When Jack Reacher hit theaters in 2012 it did okay for itself, making just under a quarter-billion dollars and winning over the majority of both critics (myself included) and audiences. Much of the box office, though, came from overseas─perhaps a testament to the fact that there are still plenty of Americans who just don’t like Tom Cruise.

Either way Paramount is eager to turn Lee Child’s Reacher books into a franchise, so we now get Cruise reprising the role in Jack Reacher: Never Go Back. Based on the 18th book in Child’s series, the film is as formulaic and cliché-ridden as they come, and though Cruise does a solid job in the role (which is essentially an extension of his work as Ethan Hunt in the Mission: Impossible series), there’s precious little else that works. The script is a mess─a boring, paint-by-numbers exercise in duplicating every movie ever about a rogue cop fighting bad guys─and the characters range anywhere from silly to downright annoying.

Cruise is Reacher, an ex-military police officer who travels the country making wrongs right. When his military colleague Susan Turner (Cobie Smulders) is arrested for espionage, he springs into action to, well, make the wrong right.
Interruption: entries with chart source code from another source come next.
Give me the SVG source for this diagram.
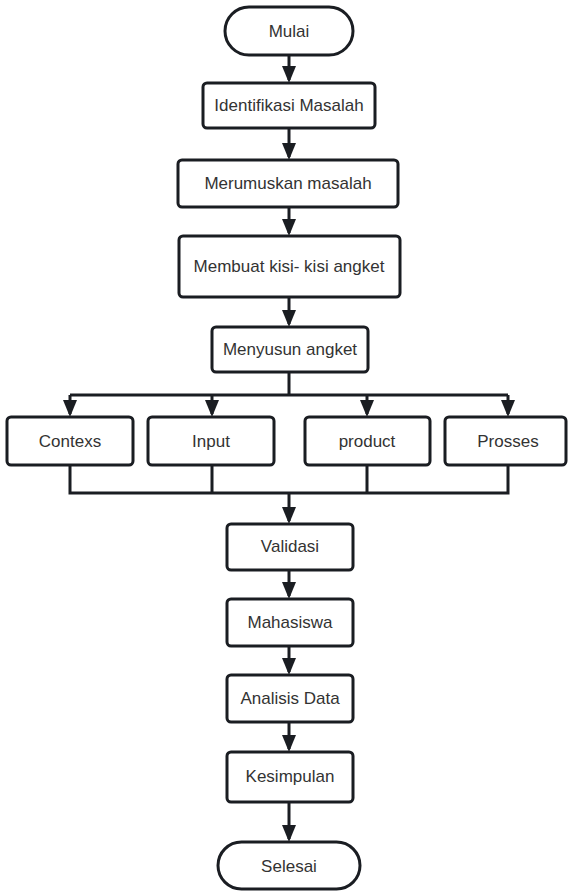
<svg xmlns="http://www.w3.org/2000/svg" width="569" height="892" viewBox="0 0 569 892">
<defs>
<marker id="ah" viewBox="0 0 17 14" refX="14" refY="7" markerWidth="17" markerHeight="14" markerUnits="userSpaceOnUse" orient="auto">
<path d="M0,0 L17,7 L0,14 z" fill="#1a1d22"/>
</marker>
<style>
.b{fill:#fff;stroke:#1a1d22;stroke-width:3}
.t{font-family:"Liberation Sans",Arial,sans-serif;font-size:17px;fill:#333;text-anchor:middle;dominant-baseline:central}
.c{fill:none;stroke:#1a1d22;stroke-width:3}
.a{marker-end:url(#ah)}
</style>
</defs>
<rect width="569" height="892" fill="#fff"/>
<g id="connectors">
<path class="c a" d="M289,55 V80"/>
<path class="c a" d="M289,128 V157"/>
<path class="c a" d="M289,207 V233"/>
<path class="c a" d="M289,297 V324"/>
<path class="c" d="M289,372 V395 M70,395 H508"/>
<path class="c a" d="M70,395 V414"/>
<path class="c a" d="M212,395 V414"/>
<path class="c a" d="M367,395 V414"/>
<path class="c a" d="M508,395 V414"/>
<path class="c" d="M70,465 V493 H508 V465 M212,465 V493 M367,465 V493"/>
<path class="c a" d="M289,493 V521"/>
<path class="c a" d="M289,570 V596"/>
<path class="c a" d="M289,646 V672"/>
<path class="c a" d="M289,722 V749"/>
<path class="c a" d="M289,802 V839"/>
</g>
<g id="mulai"><rect class="b" x="225" y="7" width="128" height="48" rx="24"/><text class="t" x="289" y="31">Mulai</text></g>
<g id="identifikasi"><rect class="b" x="203" y="83" width="172" height="45" rx="4"/><text class="t" x="289" y="105.5">Identifikasi Masalah</text></g>
<g id="merumuskan"><rect class="b" x="178" y="160" width="220" height="47" rx="4"/><text class="t" x="288" y="183">Merumuskan masalah</text></g>
<g id="membuat"><rect class="b" x="179" y="236" width="221" height="61" rx="4"/><text class="t" x="289" y="266">Membuat kisi- kisi angket</text></g>
<g id="menyusun"><rect class="b" x="212" y="327" width="156" height="45" rx="4"/><text class="t" x="290" y="349">Menyusun angket</text></g>
<g id="contexs"><rect class="b" x="7" y="417" width="126" height="48" rx="4"/><text class="t" x="70" y="441">Contexs</text></g>
<g id="input"><rect class="b" x="148" y="417" width="126" height="48" rx="4"/><text class="t" x="211" y="441">Input</text></g>
<g id="product"><rect class="b" x="305" y="417" width="125" height="48" rx="4"/><text class="t" x="367" y="441">product</text></g>
<g id="prosses"><rect class="b" x="445" y="417" width="121" height="48" rx="4"/><text class="t" x="508" y="441">Prosses</text></g>
<g id="validasi"><rect class="b" x="227" y="524" width="126" height="46" rx="4"/><text class="t" x="290" y="546">Validasi</text></g>
<g id="mahasiswa"><rect class="b" x="227" y="599" width="126" height="47" rx="4"/><text class="t" x="290" y="622">Mahasiswa</text></g>
<g id="analisis"><rect class="b" x="227" y="675" width="126" height="47" rx="4"/><text class="t" x="290" y="698">Analisis Data</text></g>
<g id="kesimpulan"><rect class="b" x="227" y="752" width="126" height="50" rx="4"/><text class="t" x="290" y="776">Kesimpulan</text></g>
<g id="selesai"><rect class="b" x="218" y="842" width="142" height="47" rx="23.5"/><text class="t" x="289" y="866">Selesai</text></g>
</svg>
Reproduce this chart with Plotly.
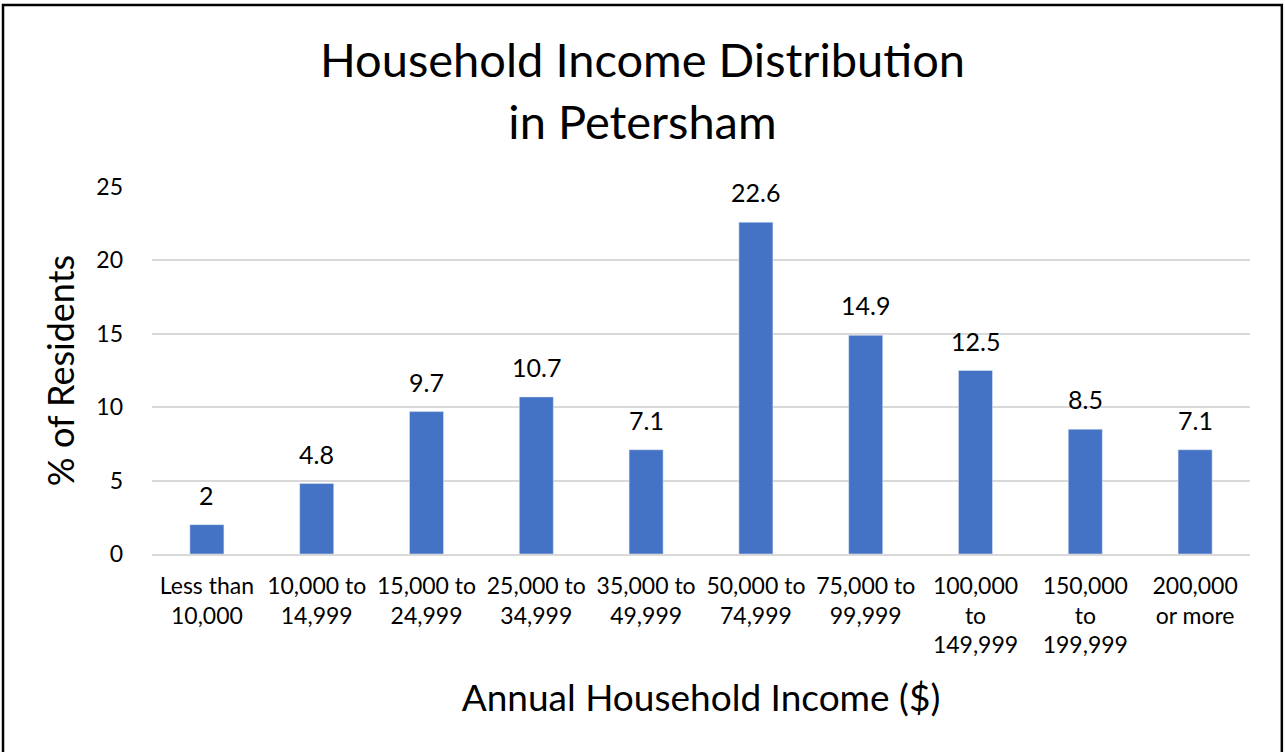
import plotly.graph_objects as go

# income brackets and share of residents (%)
categories = ['Less than<br>10,000', '10,000 to<br>14,999', '15,000 to<br>24,999',
              '25,000 to<br>34,999', '35,000 to<br>49,999', '50,000 to<br>74,999',
              '75,000 to<br>99,999', '100,000<br>to<br>149,999', '150,000<br>to<br>199,999',
              '200,000<br>or more']
values = [2, 4.8, 9.7, 10.7, 7.1, 22.6, 14.9, 12.5, 8.5, 7.1]
y_ticks = [0, 5, 10, 15, 20, 25]

FONT = 'Lato, Open Sans, sans-serif'

fig = go.Figure()
fig.add_trace(go.Bar(
    x=categories,
    y=values,
    width=0.31,
    marker_color='#4472C4',
    hoverinfo='skip'
))

# data labels above each bar
for c, v in zip(categories, values):
    fig.add_annotation(x=c, y=v, text=f'{v:g}', showarrow=False,
                       yanchor='bottom', yshift=13,
                       font=dict(size=25, color='#000000', family=FONT))

# outer frame (bottom edge runs off the page, as in the source image)
fig.add_shape(type='rect', xref='paper', yref='paper',
              x0=-0.1357, x1=1.029, y0=-0.6, y1=1.496,
              line=dict(color='#000000', width=2.5))

fig.update_layout(
    width=1285, height=752,
    margin=dict(l=152, r=35, t=187, b=198),
    paper_bgcolor='white',
    plot_bgcolor='white',
    showlegend=False,
    font=dict(family=FONT, color='#000000'),
    title=dict(text='Household Income Distribution<br>in Petersham',
               x=0.5, xanchor='center', y=0.897, yanchor='middle',
               font=dict(size=47, family=FONT, color='#000000')),
    xaxis=dict(
        title=dict(text='Annual Household Income ($)', standoff=28,
                   font=dict(size=37, family=FONT)),
        tickfont=dict(size=23, family=FONT),
        showline=True, linecolor='#d9d9d9', linewidth=2,
        ticks='', ticklabelstandoff=10
    ),
    yaxis=dict(
        title=dict(text='% of Residents', standoff=10,
                   font=dict(size=36, family=FONT)),
        range=[0, 25],
        tickvals=y_ticks,
        tickfont=dict(size=23, family=FONT),
        showgrid=True, gridcolor='#d9d9d9', gridwidth=1.5,
        zeroline=False, ticks='', ticklabelstandoff=28
    ),
)

# page body has a default 8px margin; drop it so the figure sits at the corner
fig.write_html('out.html', config={'displayModeBar': False},
               post_script="document.body.style.margin='0';")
In the process he also gets mixed up in a fifteen-year-old paternity case with a girl (Danika Yarosh) who may or may not be his daughter.

Never Go Back features every single action movie trope ever, including car chases, fist fights, shootouts, a jailbreak, tracked cell phone calls, and shady people in positions of power. Few of them, though, are even remotely realistic, making the film a veritable eye-roller from pretty much the word “go”.

The man in the director’s chair is Edward Zwick, and the resulting trainwreck makes you seriously wonder what happened to the guy who did such an admirable job with 1990’s Glory and again in 1995 with Legends of the Fall. (He also helmed the 2003 Cruise starrer The Last Samurai.) The fight scenes here are amateurish, and the film’s pace makes a stop-and-go traffic jam feel like a smooth ride on a freshly paved street. Overall it’s reminiscent of a B-movie that was too lousy to even warrant straight-to-DVD status.

Cruise will emerge unscathed (for those who still enjoy his work, anyway), but that’s far from the case with virtually everyone else. Smulders seems woefully out of her league as she forces ham-fisted emotion while trying in vain to keep up with the proceedings, and Yarosh brings a whole new level of petulance to her tiresome role as a snotty teenager. And let’s not forget to mention Patrick Heusinger as the almost-laughable bad guy, complete with black trenchcoat and black leather driving gloves, because why not?

The first crack at the screenplay went to Richard Wenk, who wrote the better-than-average scripts for the recent re-do of The Magnificent Seven, along with Denzel Washington’s The Equalizer and Jason Statham’s The Mechanic. I imagine (based on that track record) that the original script was actually pretty decent, but then Zwick and his longtime colleague Marshall Herskovitz got their hands on it, and that’s the unqualified disaster that we’re left with.

It’s certainly conceivable that Never Go Back will bring about the swift and premature end to Paramount’s planned Jack Reacher franchise, and not a moment too soon. If only they’d taken the advice they were given right there in the title.